_Written request_. Can you set down, exactly as they appear below, the lines from the opening of the material through the one bearing "const zip = (xs: number[], ys: number[])", minus the pictures?

_Source excerpt_.
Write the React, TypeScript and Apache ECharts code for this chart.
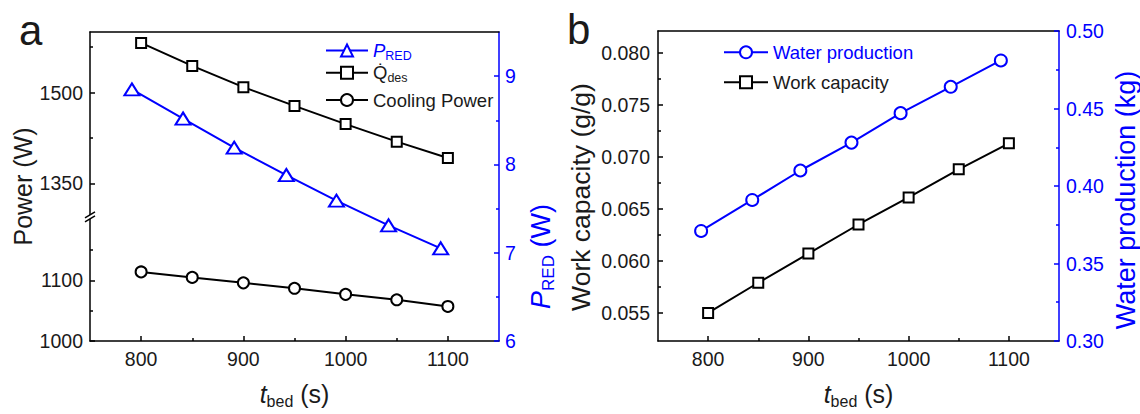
import React, { useEffect, useRef } from 'react';
import * as echarts from 'echarts';

// ---------- data ----------
const tBed = [800, 850, 900, 950, 1000, 1050, 1100];
const tBedPRed = [791, 841, 891, 942, 991, 1042, 1093];
const tBedWater = [793, 844, 892, 943, 992, 1042, 1092];
const qDes = [1582, 1544, 1509, 1478, 1448, 1419, 1392];
const coolingPower = [1114, 1105, 1096, 1087, 1077, 1068, 1057];
const pRed = [8.85, 8.52, 8.19, 7.88, 7.59, 7.31, 7.05];
const waterProduction = [0.371, 0.391, 0.41, 0.428, 0.447, 0.464, 0.481];
const workCapacity = [0.055, 0.0579, 0.0607, 0.0635, 0.0661, 0.0688, 0.0713];

const xMajorTicks = [800, 900, 1000, 1100];
const xMinorTicks = [850, 950, 1050];
const powerMajorTicks = [1000, 1100, 1350, 1500];
const powerMinorTicks = [1050, 1150, 1425, 1575];
const pRedMajorTicks = [6, 7, 8, 9];
const pRedMinorTicks = [6.5, 7.5, 8.5];
const wcMajorTicks = [0.055, 0.06, 0.065, 0.07, 0.075, 0.08];
const wcMinorTicks = [0.0575, 0.0625, 0.0675, 0.0725, 0.0775];
const wpMajorTicks = [0.3, 0.35, 0.4, 0.45, 0.5];
const wpMinorTicks = [0.325, 0.375, 0.425, 0.475];

// broken power axis: 1000-1205 | 1295-1600
const BREAK_VIRTUAL = 205;
const toVirtual = (v: number) => (v <= 1205 ? v - 1000 : v - 1090);
const toReal = (v: number) => (v <= BREAK_VIRTUAL ? v + 1000 : v + 1090);

const BLUE = '#0000ff';
const BLACK = '#000000';
const TXT = '#1a1a1a';
const FONT = 'Liberation Sans, Arial, Helvetica, sans-serif';

const zip = (xs: number[], ys: number[]) => xs.map((x, i) => [x, ys[i]]);

const baseAxis = (extra: any) => ({
  type: 'value',
  splitLine: { show: false },
  axisLine: { show: false, onZero: false },
  axisTick: { show: false },
  axisLabel: { show: false },
  ...extra,
});

const mainLine = (color: string) => ({ show: true, onZero: false, lineStyle: { color, width: 1.5 } });
const ticks = (vals: number[], len: number, color: string) => ({
  show: true,
  inside: true,
  length: len,
  customValues: vals,
  lineStyle: { color, width: 1.5 },
});
const labels = (vals: number[], color: string, fmt: (v: number) => string, margin: number) => ({
  show: true,
  customValues: vals,
  color,
  fontSize: 19.5,
  fontFamily: FONT,
  margin,
  formatter: fmt,
});

const tbedName = '{i|t}{s|bed}{n| (s)}';
const tbedStyle = {
  fontFamily: FONT,
  color: TXT,
  rich: {
    i: { fontStyle: 'italic', fontSize: 25, lineHeight: 30, fontFamily: FONT, color: TXT },
    s: { fontSize: 16, lineHeight: 16, verticalAlign: 'bottom', fontFamily: FONT, color: TXT },
    n: { fontSize: 25, lineHeight: 30, fontFamily: FONT, color: TXT },
  },
};

const xAxesFor = (grid: number) => [
  baseAxis({
    gridIndex: grid,
    position: 'bottom',
    min: 750,
    max: 1150,
    axisLine: mainLine(BLACK),
    axisTick: ticks(xMajorTicks, 5, BLACK),
    axisLabel: labels(xMajorTicks, TXT, (v: number) => String(v), 8),
    name: tbedName,
    nameLocation: 'middle',
    nameGap: 38,
    nameTextStyle: tbedStyle,
  }),
  baseAxis({
    gridIndex: grid,
    position: 'bottom',
    min: 750,
    max: 1150,
    axisTick: ticks(xMinorTicks, 3, BLACK),
  }),
  baseAxis({
    gridIndex: grid,
    position: 'top',
    min: 750,
    max: 1150,
    axisLine: mainLine(BLACK),
  }),
];

const legendRich = (color: string) => ({
  fontFamily: FONT,
  fontSize: 18.5,
  color,
  lineHeight: 24,
  rich: {
    m: { fontSize: 18.5, lineHeight: 24, fontFamily: FONT, color },
    i: { fontSize: 18.5, lineHeight: 24, fontStyle: 'italic', fontFamily: FONT, color },
    s: { fontSize: 12.5, lineHeight: 12.5, verticalAlign: 'bottom', fontFamily: FONT, color },
  },
});

const legendLabel = (name: string) => {
  if (name === 'P_RED') return '{i|P}{s|RED}';
  if (name === 'Q_des') return '{m|Q\u0307}{s|des}';
  return '{m|' + name + '}';
};

const mkLegend = (name: string, left: number, top: number, color: string, w: number) => ({
  data: [name],
  left,
  top,
  orient: 'vertical',
  padding: 0,
  itemWidth: w,
  itemHeight: 15,
  selectedMode: false,
  formatter: legendLabel,
  textStyle: legendRich(color),
});

const option: any = {
  animation: false,
  backgroundColor: '#ffffff',
  grid: [
    { left: 90, top: 32, width: 409, height: 316 },
    { left: 658, top: 31, width: 412, height: 316 },
  ],
  xAxis: [...xAxesFor(0), ...xAxesFor(1)],
  yAxis: [
    // 0: Power (broken)
    baseAxis({
      gridIndex: 0,
      position: 'left',
      min: 0,
      max: 510,
      axisLine: mainLine(BLACK),
      axisTick: ticks(powerMajorTicks.map(toVirtual), 5, BLACK),
      axisLabel: labels(powerMajorTicks.map(toVirtual), TXT, (v: number) => String(Math.round(toReal(v))), 7),
      name: 'Power (W)',
      nameLocation: 'middle',
      nameRotate: 90,
      nameGap: 55,
      nameTextStyle: { fontFamily: FONT, fontSize: 25, lineHeight: 25, color: TXT },
    }),
    baseAxis({
      gridIndex: 0,
      position: 'left',
      min: 0,
      max: 510,
      axisTick: ticks(powerMinorTicks.map(toVirtual), 3, BLACK),
    }),
    // 2: P_RED
    baseAxis({
      gridIndex: 0,
      position: 'right',
      min: 6,
      max: 9.5,
      axisLine: mainLine(BLUE),
      axisTick: ticks(pRedMajorTicks, 5, BLUE),
      axisLabel: labels(pRedMajorTicks, BLUE, (v: number) => String(v), 6),
      name: '{i|P}{s|RED}{n| (W)}',
      nameLocation: 'middle',
      nameRotate: 90,
      nameGap: 26,
      nameTextStyle: {
        fontFamily: FONT,
        color: BLUE,
        padding: [0, 140, 0, 0],
        rich: {
          i: { fontStyle: 'italic', fontSize: 27, lineHeight: 32, fontFamily: FONT, color: BLUE },
          s: { fontSize: 17, lineHeight: 17, verticalAlign: 'bottom', fontFamily: FONT, color: BLUE },
          n: { fontSize: 27, lineHeight: 32, fontFamily: FONT, color: BLUE },
        },
      },
    }),
    baseAxis({
      gridIndex: 0,
      position: 'right',
      min: 6,
      max: 9.5,
      axisTick: ticks(pRedMinorTicks, 3, BLUE),
    }),
    // 4: Work capacity
    baseAxis({
      gridIndex: 1,
      position: 'left',
      min: 0.0523,
      max: 0.0821,
      axisLine: mainLine(BLACK),
      axisTick: ticks(wcMajorTicks, 5, BLACK),
      axisLabel: labels(wcMajorTicks, TXT, (v: number) => v.toFixed(3), 8),
      name: 'Work capacity (g/g)',
      nameLocation: 'middle',
      nameRotate: 90,
      nameGap: 64,
      nameTextStyle: { fontFamily: FONT, fontSize: 26.5, lineHeight: 26.5, color: TXT, padding: [0, 22, 0, 0] },
    }),
    baseAxis({
      gridIndex: 1,
      position: 'left',
      min: 0.0523,
      max: 0.0821,
      axisTick: ticks(wcMinorTicks, 3, BLACK),
    }),
    // 6: Water production
    baseAxis({
      gridIndex: 1,
      position: 'right',
      min: 0.3,
      max: 0.5,
      axisLine: mainLine(BLUE),
      axisTick: ticks(wpMajorTicks, 5, BLUE),
      axisLabel: labels(wpMajorTicks, BLUE, (v: number) => v.toFixed(2), 7),
      name: 'Water production (kg)',
      nameLocation: 'middle',
      nameRotate: 90,
      nameGap: 53,
      nameTextStyle: { fontFamily: FONT, fontSize: 27, lineHeight: 27, color: BLUE, padding: [0, 28, 0, 0] },
    }),
    baseAxis({
      gridIndex: 1,
      position: 'right',
      min: 0.3,
      max: 0.5,
      axisTick: ticks(wpMinorTicks, 3, BLUE),
    }),
  ],
  legend: [
    mkLegend('P_RED', 325, 38.5, BLUE, 42),
    mkLegend('Q_des', 325, 60.7, TXT, 42),
    mkLegend('Cooling Power', 325, 88, TXT, 42),
    mkLegend('Water production', 723, 40.3, BLUE, 44),
    mkLegend('Work capacity', 723, 70.3, TXT, 44),
  ],
  series: [
    {
      name: 'P_RED',
      type: 'line',
      xAxisIndex: 0,
      yAxisIndex: 2,
      data: zip(tBedPRed, pRed),
      symbol: 'emptyTriangle',
      symbolSize: [15, 12],
      color: BLUE,
      itemStyle: { color: BLUE, borderColor: BLUE, borderWidth: 2 },
      lineStyle: { color: BLUE, width: 2 },
      z: 3,
    },
    {
      name: 'Q_des',
      type: 'line',
      xAxisIndex: 0,
      yAxisIndex: 0,
      data: zip(tBed, qDes.map(toVirtual)),
      symbol: 'emptyRect',
      symbolSize: 10,
      color: BLACK,
      itemStyle: { color: BLACK, borderColor: BLACK, borderWidth: 2 },
      lineStyle: { color: BLACK, width: 2 },
      z: 3,
    },
    {
      name: 'Cooling Power',
      type: 'line',
      xAxisIndex: 0,
      yAxisIndex: 0,
      data: zip(tBed, coolingPower.map(toVirtual)),
      symbol: 'emptyCircle',
      symbolSize: 11,
      color: BLACK,
      itemStyle: { color: BLACK, borderColor: BLACK, borderWidth: 2 },
      lineStyle: { color: BLACK, width: 2 },
      z: 3,
    },
    {
      name: 'Water production',
      type: 'line',
      xAxisIndex: 3,
      yAxisIndex: 6,
      data: zip(tBedWater, waterProduction),
      symbol: 'emptyCircle',
      symbolSize: 12,
      color: BLUE,
      itemStyle: { color: BLUE, borderColor: BLUE, borderWidth: 2 },
      lineStyle: { color: BLUE, width: 2 },
      z: 3,
    },
    {
      name: 'Work capacity',
      type: 'line',
      xAxisIndex: 3,
      yAxisIndex: 4,
      data: zip(tBed, workCapacity),
      symbol: 'emptyRect',
      symbolSize: 10,
      color: BLACK,
      itemStyle: { color: BLACK, borderColor: BLACK, borderWidth: 2 },
      lineStyle: { color: BLACK, width: 2 },
      z: 3,
    },
  ],
};

export default function App() {
  const ref = useRef<HTMLDivElement>(null);
  useEffect(() => {
    if (!ref.current) return;
    const chart = echarts.init(ref.current, null, { renderer: 'svg' });
    chart.setOption(option);
    const bx = chart.convertToPixel({ xAxisIndex: 0 }, 750) as number;
    const by = chart.convertToPixel({ yAxisIndex: 0 }, BREAK_VIRTUAL) as number;
    chart.setOption({
      graphic: [
        {
          type: 'text',
          z: 100,
          style: { text: 'a', x: 19, y: 51, fontSize: 42, fontFamily: FONT, fill: TXT, verticalAlign: 'bottom' },
        },
        {
          type: 'text',
          z: 100,
          style: { text: 'b', x: 567, y: 50, fontSize: 42, fontFamily: FONT, fill: TXT, verticalAlign: 'bottom' },
        },
        {
          type: 'polygon',
          z: 100,
          shape: {
            points: [
              [bx - 5, by + 5],
              [bx + 5, by - 1],
              [bx + 5, by - 5],
              [bx - 5, by + 1],
            ],
          },
          style: { fill: '#ffffff', stroke: 'none' },
        },
        {
          type: 'line',
          z: 101,
          shape: { x1: bx - 5, y1: by + 5, x2: bx + 5, y2: by - 1 },
          style: { stroke: BLACK, lineWidth: 1.5 },
        },
        {
          type: 'line',
          z: 101,
          shape: { x1: bx - 5, y1: by + 1, x2: bx + 5, y2: by - 5 },
          style: { stroke: BLACK, lineWidth: 1.5 },
        },
      ],
    });
    return () => chart.dispose();
  }, []);
  return (
    <div
      ref={ref}
      style={{ position: 'fixed', left: 0, top: 0, width: 1140, height: 414, background: '#ffffff' }}
    />
  );
}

_Exercise output_.
Write the React, TypeScript and Apache ECharts code for this chart.
import React, { useEffect, useRef } from 'react';
import * as echarts from 'echarts';

// ---------- data ----------
const tBed = [800, 850, 900, 950, 1000, 1050, 1100];
const tBedPRed = [791, 841, 891, 942, 991, 1042, 1093];
const tBedWater = [793, 844, 892, 943, 992, 1042, 1092];
const qDes = [1582, 1544, 1509, 1478, 1448, 1419, 1392];
const coolingPower = [1114, 1105, 1096, 1087, 1077, 1068, 1057];
const pRed = [8.85, 8.52, 8.19, 7.88, 7.59, 7.31, 7.05];
const waterProduction = [0.371, 0.391, 0.41, 0.428, 0.447, 0.464, 0.481];
const workCapacity = [0.055, 0.0579, 0.0607, 0.0635, 0.0661, 0.0688, 0.0713];

const xMajorTicks = [800, 900, 1000, 1100];
const xMinorTicks = [850, 950, 1050];
const powerMajorTicks = [1000, 1100, 1350, 1500];
const powerMinorTicks = [1050, 1150, 1425, 1575];
const pRedMajorTicks = [6, 7, 8, 9];
const pRedMinorTicks = [6.5, 7.5, 8.5];
const wcMajorTicks = [0.055, 0.06, 0.065, 0.07, 0.075, 0.08];
const wcMinorTicks = [0.0575, 0.0625, 0.0675, 0.0725, 0.0775];
const wpMajorTicks = [0.3, 0.35, 0.4, 0.45, 0.5];
const wpMinorTicks = [0.325, 0.375, 0.425, 0.475];

// broken power axis: 1000-1205 | 1295-1600
const BREAK_VIRTUAL = 205;
const toVirtual = (v: number) => (v <= 1205 ? v - 1000 : v - 1090);
const toReal = (v: number) => (v <= BREAK_VIRTUAL ? v + 1000 : v + 1090);

const BLUE = '#0000ff';
const BLACK = '#000000';
const TXT = '#1a1a1a';
const FONT = 'Liberation Sans, Arial, Helvetica, sans-serif';

const zip = (xs: number[], ys: number[]) => xs.map((x, i) => [x, ys[i]]);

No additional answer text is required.